Problem description:
Lines holding the string "matplotlib" are the ones to copy; find them all in the data.

Material provided:
________________________

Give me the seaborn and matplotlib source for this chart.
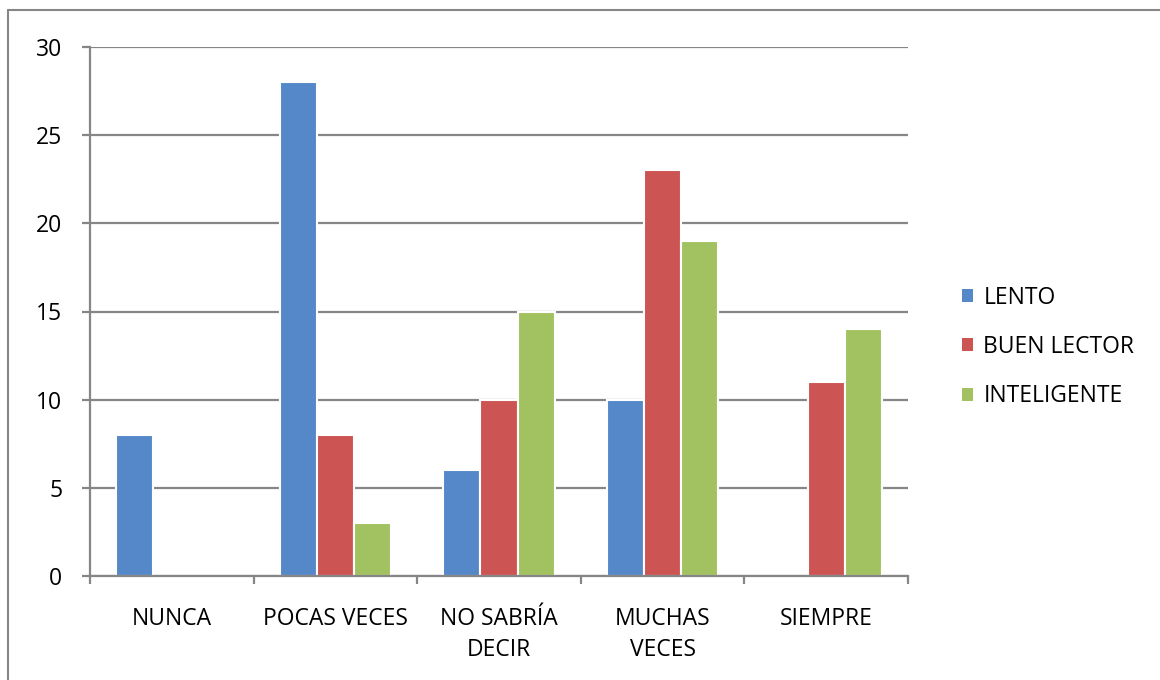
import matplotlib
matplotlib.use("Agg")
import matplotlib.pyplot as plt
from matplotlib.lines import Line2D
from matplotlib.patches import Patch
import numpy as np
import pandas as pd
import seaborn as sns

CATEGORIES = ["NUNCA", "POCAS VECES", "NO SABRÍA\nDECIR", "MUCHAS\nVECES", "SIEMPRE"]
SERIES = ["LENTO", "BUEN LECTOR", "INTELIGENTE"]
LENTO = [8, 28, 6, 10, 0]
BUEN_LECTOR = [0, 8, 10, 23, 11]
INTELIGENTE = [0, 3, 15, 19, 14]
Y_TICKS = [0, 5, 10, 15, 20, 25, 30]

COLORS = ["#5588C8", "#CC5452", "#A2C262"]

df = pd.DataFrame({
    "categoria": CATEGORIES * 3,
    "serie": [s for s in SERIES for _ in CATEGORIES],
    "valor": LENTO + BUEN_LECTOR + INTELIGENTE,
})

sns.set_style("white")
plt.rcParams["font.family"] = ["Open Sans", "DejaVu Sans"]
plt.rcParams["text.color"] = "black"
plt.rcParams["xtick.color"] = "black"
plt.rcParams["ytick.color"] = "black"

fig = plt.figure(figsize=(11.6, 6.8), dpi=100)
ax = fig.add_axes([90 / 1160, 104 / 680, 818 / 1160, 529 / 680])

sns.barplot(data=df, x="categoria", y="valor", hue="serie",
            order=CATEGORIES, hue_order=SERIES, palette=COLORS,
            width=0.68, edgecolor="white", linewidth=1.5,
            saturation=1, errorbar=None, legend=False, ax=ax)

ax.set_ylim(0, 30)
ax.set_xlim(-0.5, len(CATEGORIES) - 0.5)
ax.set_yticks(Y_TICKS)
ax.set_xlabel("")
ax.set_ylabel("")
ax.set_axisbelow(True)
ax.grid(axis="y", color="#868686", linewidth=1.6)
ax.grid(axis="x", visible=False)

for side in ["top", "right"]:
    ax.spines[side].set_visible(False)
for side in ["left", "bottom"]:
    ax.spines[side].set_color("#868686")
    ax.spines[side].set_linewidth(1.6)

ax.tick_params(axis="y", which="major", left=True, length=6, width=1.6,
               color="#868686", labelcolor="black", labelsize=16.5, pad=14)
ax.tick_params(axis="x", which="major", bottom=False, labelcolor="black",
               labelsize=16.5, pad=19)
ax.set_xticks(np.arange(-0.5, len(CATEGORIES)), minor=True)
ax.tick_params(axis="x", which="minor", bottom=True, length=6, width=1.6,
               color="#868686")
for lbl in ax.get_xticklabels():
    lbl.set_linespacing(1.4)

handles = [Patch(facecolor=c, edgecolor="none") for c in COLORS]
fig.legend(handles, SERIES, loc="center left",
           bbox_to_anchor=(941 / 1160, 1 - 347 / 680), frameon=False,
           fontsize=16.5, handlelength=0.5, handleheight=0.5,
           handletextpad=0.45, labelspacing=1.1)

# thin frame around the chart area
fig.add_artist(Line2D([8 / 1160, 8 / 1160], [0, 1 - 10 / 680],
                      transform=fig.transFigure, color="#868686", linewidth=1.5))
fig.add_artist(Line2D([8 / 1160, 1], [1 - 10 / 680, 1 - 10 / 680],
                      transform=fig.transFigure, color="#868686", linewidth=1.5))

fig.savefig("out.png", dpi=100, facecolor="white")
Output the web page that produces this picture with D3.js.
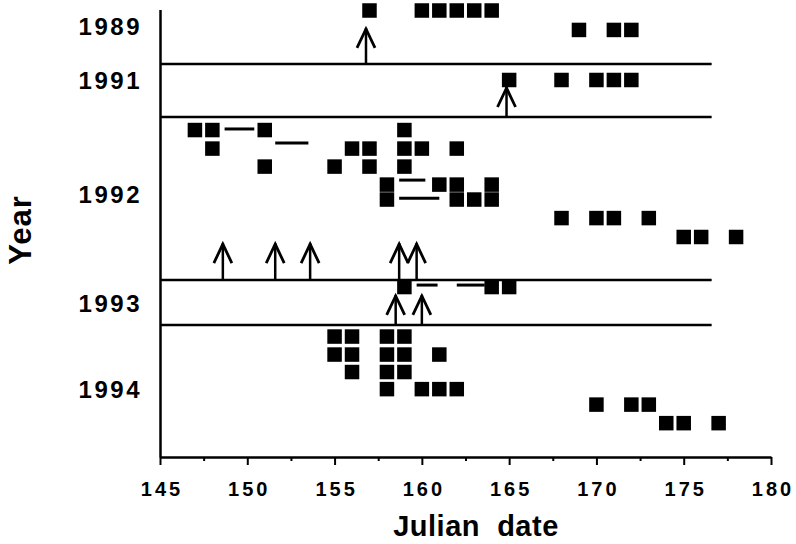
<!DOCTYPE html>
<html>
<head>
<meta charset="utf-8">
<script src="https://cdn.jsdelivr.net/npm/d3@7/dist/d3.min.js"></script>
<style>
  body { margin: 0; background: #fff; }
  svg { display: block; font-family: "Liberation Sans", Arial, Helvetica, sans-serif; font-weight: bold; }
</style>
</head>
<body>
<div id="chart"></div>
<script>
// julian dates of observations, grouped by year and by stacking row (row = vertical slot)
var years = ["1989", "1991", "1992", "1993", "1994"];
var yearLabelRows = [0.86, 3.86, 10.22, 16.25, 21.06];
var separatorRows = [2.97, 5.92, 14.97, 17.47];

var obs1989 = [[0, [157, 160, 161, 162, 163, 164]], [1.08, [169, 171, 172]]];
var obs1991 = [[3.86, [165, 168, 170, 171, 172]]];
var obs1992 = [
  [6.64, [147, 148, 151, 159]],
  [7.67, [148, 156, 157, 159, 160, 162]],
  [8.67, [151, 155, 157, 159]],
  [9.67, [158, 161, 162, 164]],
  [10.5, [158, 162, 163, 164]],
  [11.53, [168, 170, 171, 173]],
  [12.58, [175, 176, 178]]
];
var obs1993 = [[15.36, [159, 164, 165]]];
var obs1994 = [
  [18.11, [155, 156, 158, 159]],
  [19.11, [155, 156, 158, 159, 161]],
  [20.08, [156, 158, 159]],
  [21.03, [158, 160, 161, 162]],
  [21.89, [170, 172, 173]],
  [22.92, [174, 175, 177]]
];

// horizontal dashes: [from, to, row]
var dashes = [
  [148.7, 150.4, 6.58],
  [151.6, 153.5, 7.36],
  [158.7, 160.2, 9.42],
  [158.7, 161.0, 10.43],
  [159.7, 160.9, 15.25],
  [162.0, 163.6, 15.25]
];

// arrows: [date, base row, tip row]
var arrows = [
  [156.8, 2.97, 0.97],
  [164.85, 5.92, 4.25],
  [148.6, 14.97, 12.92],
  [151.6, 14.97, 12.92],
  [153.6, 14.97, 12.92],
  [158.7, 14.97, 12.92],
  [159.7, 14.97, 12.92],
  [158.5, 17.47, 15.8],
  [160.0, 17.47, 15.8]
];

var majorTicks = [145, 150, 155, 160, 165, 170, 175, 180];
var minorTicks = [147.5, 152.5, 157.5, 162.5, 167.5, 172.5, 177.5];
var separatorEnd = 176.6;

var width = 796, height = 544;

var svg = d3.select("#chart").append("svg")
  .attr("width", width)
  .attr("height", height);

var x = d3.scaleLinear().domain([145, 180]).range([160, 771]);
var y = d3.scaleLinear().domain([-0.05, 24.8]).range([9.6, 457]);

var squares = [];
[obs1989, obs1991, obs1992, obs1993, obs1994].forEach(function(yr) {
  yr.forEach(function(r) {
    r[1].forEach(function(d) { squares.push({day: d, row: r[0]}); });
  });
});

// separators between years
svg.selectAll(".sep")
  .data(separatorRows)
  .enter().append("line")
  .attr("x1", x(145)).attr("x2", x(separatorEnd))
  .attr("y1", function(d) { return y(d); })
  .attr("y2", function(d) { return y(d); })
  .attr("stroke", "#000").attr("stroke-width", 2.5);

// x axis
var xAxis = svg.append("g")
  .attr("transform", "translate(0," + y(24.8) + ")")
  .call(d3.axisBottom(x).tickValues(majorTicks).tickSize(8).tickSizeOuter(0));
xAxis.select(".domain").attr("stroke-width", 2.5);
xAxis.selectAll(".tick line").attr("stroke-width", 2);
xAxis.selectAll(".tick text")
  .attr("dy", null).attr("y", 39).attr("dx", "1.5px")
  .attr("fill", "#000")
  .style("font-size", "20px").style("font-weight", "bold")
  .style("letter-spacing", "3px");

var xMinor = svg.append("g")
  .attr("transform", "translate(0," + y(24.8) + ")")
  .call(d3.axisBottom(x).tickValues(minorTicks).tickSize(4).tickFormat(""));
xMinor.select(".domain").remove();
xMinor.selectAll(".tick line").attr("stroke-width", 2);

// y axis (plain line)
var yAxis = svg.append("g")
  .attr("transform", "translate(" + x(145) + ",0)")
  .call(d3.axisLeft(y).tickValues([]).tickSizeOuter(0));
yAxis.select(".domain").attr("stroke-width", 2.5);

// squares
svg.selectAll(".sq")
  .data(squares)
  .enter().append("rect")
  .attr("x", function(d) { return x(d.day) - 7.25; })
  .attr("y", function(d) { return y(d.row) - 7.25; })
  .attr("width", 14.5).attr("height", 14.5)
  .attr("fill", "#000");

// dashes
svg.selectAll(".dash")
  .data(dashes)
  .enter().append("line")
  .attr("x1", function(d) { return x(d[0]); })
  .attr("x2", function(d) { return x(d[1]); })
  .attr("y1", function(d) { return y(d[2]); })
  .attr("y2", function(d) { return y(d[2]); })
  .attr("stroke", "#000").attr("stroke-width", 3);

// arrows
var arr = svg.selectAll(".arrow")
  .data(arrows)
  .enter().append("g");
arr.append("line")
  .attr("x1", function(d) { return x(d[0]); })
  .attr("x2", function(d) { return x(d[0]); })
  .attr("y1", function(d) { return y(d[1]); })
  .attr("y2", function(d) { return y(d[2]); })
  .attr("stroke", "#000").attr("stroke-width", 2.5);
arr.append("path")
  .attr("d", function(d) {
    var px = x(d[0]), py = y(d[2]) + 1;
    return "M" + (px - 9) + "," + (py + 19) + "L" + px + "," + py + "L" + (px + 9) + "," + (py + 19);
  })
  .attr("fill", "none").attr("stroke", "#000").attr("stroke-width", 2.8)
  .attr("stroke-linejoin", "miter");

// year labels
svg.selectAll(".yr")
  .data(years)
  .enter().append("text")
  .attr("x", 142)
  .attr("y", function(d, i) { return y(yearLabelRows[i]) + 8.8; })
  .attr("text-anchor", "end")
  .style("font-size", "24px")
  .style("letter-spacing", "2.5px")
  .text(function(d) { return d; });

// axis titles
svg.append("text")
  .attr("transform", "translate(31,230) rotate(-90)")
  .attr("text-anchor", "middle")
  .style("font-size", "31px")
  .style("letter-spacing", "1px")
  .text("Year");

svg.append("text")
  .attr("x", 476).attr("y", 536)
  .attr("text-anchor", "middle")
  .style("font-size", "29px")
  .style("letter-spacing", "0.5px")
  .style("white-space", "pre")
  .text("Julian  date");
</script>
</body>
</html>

________________________

Complete answer:
Give me the seaborn and matplotlib source for this chart.
import matplotlib
matplotlib.use("Agg")
import matplotlib.pyplot as plt
from matplotlib.lines import Line2D
from matplotlib.patches import Patch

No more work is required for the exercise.